Conservators, art historians, and critics with less polemical responses to controversy avoided the sharpened horns of this dilemma between scientific and aesthetic methods. Many believed that scientific authority and art historical weight can often be balanced in conservation work. Another conservator recalled Erwin Panofsky's tribute to Paul Coremans, who “more than anyone else encouraged the art historical lamb to dwell with the scientific wolf,” quoting Coremans's words:
We intend to grant an equal importance to the elements of appreciation in the areas historic, aesthetic, scientific and technical. We believe, in effect, that it is erroneous and baneful to raise a barrier between knowledge called scientific, the result of observation and of the interpretation of the facts, and the knowledge called intuitive, born from contemplation. We have, on the contrary, the conviction that only their association, their interpenetration, always in a more profound way, will permit us to progress towards treatments ever more effective and more respectful of the objects (quoted in Weil 1984, 91).

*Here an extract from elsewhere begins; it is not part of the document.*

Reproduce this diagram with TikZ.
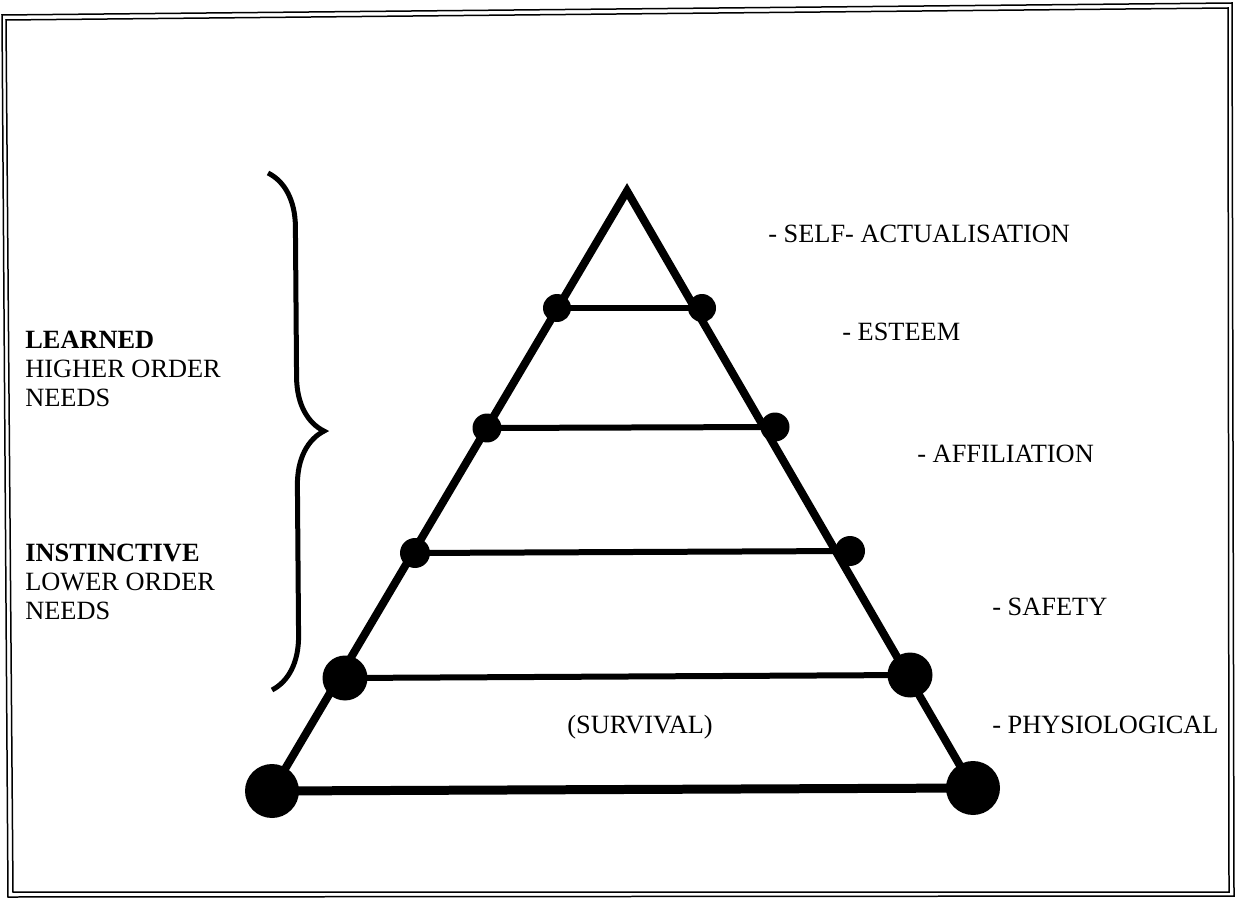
\documentclass[tikz,border=0pt]{standalone}
\usepackage{fontspec}
\setmainfont{Liberation Serif}
\usetikzlibrary{decorations.pathreplacing}

\begin{document}
\begin{tikzpicture}[x=0.02cm, y=-0.02cm,
    dot/.style={
        circle,
        fill=black,
        inner sep=0pt,
        minimum size=#1
    },
    side/.style={
        line width=0.16cm,
        line join=miter
    },
    rung/.style={
        line width=0.12cm
    },
    frameline/.style={
        line width=0.03cm
    },
    levtext/.style={
        anchor=base west,
        inner sep=0pt,
        font=\fontsize{15}{16.5}\selectfont
    },
    sidetext/.style={
        levtext,
        anchor=north west,
        align=left
    }
]

\useasboundingbox (0,0) rectangle (1240,898);

%------------------------------------------------
% Marco doble
%------------------------------------------------
\draw[frameline] (2,15) -- (1232,3) -- (1234,896) -- (8,897) -- cycle;
\draw[frameline] (6,20) -- (1228,8) -- (1229,892) -- (13,892) -- cycle;

%------------------------------------------------
% Puntos de la pirámide
%------------------------------------------------
\coordinate (apex) at (627,191);

\foreach \n/\xl/\yl/\xr/\yr/\d in {1/557/308/702/308/0.56cm,
                                   2/487/428/775/427/0.58cm,
                                   3/415/553/850/551/0.60cm,
                                   4/345/678/910/675/0.90cm,
                                   5/272/791/973/788/1.08cm} {
    \node[dot=\d] (l\n) at (\xl,\yl) {};
    \node[dot=\d] (r\n) at (\xr,\yr) {};
}

%------------------------------------------------
% Lados y niveles
%------------------------------------------------
\draw[side] (l5.center) -- (apex) -- (r5.center);

\foreach \n in {1,...,4} {
    \draw[rung] (l\n.center) -- (r\n.center);
}
\draw[line width=0.18cm] (l5.center) -- (r5.center);

%------------------------------------------------
% Llave
%------------------------------------------------
\coordinate (btop) at (268,173);
\coordinate (bbot) at (272,690);
\draw[line width=0.1cm, decorate, decoration={brace, amplitude=1.08cm}]
    (btop) -- (bbot);

%------------------------------------------------
% Textos
%------------------------------------------------
\node[levtext] (selfact) at (768,243) {- SELF- ACTUALISATION};
\node[levtext] (esteem)  at (842,340) {- ESTEEM};
\node[levtext] (affil)   at (917,462) {- AFFILIATION};
\node[levtext] (safety)  at (992,615) {- SAFETY};
\node[levtext] (physio)  at (992,733) {- PHYSIOLOGICAL};
\node[levtext, anchor=base] (survival) at (640,733) {(SURVIVAL)};

\node[sidetext] (learned) at (25,331)
    {\textbf{LEARNED}\\HIGHER ORDER\\NEEDS};
\node[sidetext] (instinct) at (25,544)
    {\textbf{INSTINCTIVE}\\LOWER ORDER\\NEEDS};

\end{tikzpicture}
\end{document}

In the long lingering aftermath of the National Gallery cleaning controversy, it eventually became clear that the positivist postulation about serving the artist's intentions was hollow. A strict, technologically driven approach achieved only a scientifically bona fide presentation of authentic material—a presentation that did not necessarily reveal the artist's original creation, support conventions of connoisseurship, or fulfill art historical research and precedent.